TASK:
Reproduce verbatim the lines up to and including the one with "k_ez = [0.0] * len(wl_top)", starting from the first.

MATERIAL:
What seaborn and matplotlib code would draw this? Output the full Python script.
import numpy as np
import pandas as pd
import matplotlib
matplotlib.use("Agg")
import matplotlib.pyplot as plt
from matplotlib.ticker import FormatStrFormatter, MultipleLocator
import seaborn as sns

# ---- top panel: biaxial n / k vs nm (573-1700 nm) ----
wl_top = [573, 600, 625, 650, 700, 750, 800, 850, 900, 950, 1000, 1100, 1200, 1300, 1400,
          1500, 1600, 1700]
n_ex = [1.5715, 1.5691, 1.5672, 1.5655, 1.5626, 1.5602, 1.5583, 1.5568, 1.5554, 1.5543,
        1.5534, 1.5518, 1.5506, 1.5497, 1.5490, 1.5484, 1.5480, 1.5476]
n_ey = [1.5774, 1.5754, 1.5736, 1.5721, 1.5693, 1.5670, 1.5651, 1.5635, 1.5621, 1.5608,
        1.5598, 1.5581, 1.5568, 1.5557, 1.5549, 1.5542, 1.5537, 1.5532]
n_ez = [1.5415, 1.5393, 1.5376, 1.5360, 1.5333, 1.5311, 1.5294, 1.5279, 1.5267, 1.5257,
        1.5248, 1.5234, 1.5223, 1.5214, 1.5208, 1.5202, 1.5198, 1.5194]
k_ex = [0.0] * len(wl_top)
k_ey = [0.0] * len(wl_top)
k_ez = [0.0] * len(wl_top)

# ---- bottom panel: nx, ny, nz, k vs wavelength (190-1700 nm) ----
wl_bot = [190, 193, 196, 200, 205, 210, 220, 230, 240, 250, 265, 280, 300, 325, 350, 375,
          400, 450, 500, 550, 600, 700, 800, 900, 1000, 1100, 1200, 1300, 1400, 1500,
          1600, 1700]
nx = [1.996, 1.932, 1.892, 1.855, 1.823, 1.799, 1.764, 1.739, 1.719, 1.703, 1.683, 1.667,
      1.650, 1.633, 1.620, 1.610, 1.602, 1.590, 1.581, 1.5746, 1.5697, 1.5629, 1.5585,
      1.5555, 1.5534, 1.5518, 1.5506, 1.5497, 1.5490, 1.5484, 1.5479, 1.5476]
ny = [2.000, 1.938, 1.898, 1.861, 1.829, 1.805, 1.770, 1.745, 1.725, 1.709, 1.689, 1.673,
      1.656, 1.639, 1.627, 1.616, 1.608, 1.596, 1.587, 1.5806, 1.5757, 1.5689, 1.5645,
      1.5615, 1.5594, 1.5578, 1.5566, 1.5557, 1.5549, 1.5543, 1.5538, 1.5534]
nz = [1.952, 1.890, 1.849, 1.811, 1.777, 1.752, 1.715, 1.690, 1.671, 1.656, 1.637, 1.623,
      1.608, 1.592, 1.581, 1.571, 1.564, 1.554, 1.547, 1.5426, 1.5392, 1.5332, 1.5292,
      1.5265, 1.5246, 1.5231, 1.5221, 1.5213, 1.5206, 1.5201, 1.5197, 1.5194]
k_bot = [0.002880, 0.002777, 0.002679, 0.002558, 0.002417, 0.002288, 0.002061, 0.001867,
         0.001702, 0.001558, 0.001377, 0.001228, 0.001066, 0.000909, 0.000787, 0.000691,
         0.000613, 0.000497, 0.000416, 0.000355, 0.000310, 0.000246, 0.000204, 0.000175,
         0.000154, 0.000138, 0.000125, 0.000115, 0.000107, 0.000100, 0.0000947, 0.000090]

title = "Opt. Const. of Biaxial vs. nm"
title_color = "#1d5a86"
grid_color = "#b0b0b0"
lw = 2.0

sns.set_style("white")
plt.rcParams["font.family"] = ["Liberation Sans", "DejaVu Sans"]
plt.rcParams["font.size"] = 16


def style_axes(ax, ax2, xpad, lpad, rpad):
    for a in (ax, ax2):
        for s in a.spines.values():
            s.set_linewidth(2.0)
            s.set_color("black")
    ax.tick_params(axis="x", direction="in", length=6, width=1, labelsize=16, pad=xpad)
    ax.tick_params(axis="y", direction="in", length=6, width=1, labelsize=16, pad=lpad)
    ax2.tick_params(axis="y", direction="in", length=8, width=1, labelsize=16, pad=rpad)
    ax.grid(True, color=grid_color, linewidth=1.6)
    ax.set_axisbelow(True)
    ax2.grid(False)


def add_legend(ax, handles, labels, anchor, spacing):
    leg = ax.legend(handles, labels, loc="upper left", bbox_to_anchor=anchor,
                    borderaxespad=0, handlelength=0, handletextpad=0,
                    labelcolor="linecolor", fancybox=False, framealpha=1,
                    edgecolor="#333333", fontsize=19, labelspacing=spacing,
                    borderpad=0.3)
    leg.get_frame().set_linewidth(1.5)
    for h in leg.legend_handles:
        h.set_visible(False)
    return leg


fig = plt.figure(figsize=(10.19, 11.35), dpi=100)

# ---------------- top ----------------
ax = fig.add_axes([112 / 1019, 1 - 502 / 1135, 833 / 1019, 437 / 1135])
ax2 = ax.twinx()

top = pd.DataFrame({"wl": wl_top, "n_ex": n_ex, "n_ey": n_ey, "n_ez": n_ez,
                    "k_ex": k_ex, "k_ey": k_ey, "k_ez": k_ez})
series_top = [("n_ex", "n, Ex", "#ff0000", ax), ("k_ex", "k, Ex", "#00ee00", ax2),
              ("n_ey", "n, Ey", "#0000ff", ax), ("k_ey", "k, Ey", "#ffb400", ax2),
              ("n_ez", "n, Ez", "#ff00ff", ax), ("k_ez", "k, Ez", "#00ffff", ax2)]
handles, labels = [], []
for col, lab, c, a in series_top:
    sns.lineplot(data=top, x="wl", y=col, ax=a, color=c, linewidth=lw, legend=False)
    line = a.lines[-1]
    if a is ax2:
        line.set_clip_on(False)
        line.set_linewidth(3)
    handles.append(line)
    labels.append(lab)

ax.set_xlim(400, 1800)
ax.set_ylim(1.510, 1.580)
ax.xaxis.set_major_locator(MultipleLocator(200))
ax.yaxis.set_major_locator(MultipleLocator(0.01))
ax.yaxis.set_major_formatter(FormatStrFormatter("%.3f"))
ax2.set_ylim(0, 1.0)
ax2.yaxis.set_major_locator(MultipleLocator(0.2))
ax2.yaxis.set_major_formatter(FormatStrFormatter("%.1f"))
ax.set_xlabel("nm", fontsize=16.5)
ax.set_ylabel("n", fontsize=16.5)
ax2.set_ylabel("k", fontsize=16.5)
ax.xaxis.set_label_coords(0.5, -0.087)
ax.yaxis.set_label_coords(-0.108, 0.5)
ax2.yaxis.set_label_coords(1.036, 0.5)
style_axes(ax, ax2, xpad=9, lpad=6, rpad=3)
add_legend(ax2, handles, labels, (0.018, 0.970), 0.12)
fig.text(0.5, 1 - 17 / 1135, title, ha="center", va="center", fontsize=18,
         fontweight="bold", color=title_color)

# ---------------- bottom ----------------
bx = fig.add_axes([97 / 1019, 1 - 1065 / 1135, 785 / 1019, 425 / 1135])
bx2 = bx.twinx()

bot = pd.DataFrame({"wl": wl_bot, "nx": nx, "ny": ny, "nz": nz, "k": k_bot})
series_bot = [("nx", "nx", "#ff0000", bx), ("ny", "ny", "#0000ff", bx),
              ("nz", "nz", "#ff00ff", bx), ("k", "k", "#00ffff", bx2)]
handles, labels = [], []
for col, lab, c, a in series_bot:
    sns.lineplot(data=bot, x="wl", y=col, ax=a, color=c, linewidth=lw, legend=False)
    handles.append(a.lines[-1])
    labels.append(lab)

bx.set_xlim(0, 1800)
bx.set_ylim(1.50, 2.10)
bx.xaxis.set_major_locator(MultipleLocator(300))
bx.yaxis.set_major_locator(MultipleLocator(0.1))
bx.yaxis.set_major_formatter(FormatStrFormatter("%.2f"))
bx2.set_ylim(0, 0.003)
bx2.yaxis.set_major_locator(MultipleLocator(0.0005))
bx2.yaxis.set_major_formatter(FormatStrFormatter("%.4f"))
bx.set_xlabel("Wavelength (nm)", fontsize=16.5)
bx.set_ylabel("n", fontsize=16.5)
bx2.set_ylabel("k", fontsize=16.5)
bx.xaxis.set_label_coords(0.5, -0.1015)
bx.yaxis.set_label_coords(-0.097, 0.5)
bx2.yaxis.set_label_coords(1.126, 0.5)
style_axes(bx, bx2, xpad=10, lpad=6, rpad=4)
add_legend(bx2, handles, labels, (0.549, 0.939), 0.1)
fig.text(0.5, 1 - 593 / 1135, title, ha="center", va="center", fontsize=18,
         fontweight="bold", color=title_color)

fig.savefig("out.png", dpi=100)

ANSWER FOR THIS EXERCISE:
What seaborn and matplotlib code would draw this? Output the full Python script.
import numpy as np
import pandas as pd
import matplotlib
matplotlib.use("Agg")
import matplotlib.pyplot as plt
from matplotlib.ticker import FormatStrFormatter, MultipleLocator
import seaborn as sns

# ---- top panel: biaxial n / k vs nm (573-1700 nm) ----
wl_top = [573, 600, 625, 650, 700, 750, 800, 850, 900, 950, 1000, 1100, 1200, 1300, 1400,
          1500, 1600, 1700]
n_ex = [1.5715, 1.5691, 1.5672, 1.5655, 1.5626, 1.5602, 1.5583, 1.5568, 1.5554, 1.5543,
        1.5534, 1.5518, 1.5506, 1.5497, 1.5490, 1.5484, 1.5480, 1.5476]
n_ey = [1.5774, 1.5754, 1.5736, 1.5721, 1.5693, 1.5670, 1.5651, 1.5635, 1.5621, 1.5608,
        1.5598, 1.5581, 1.5568, 1.5557, 1.5549, 1.5542, 1.5537, 1.5532]
n_ez = [1.5415, 1.5393, 1.5376, 1.5360, 1.5333, 1.5311, 1.5294, 1.5279, 1.5267, 1.5257,
        1.5248, 1.5234, 1.5223, 1.5214, 1.5208, 1.5202, 1.5198, 1.5194]
k_ex = [0.0] * len(wl_top)
k_ey = [0.0] * len(wl_top)
k_ez = [0.0] * len(wl_top)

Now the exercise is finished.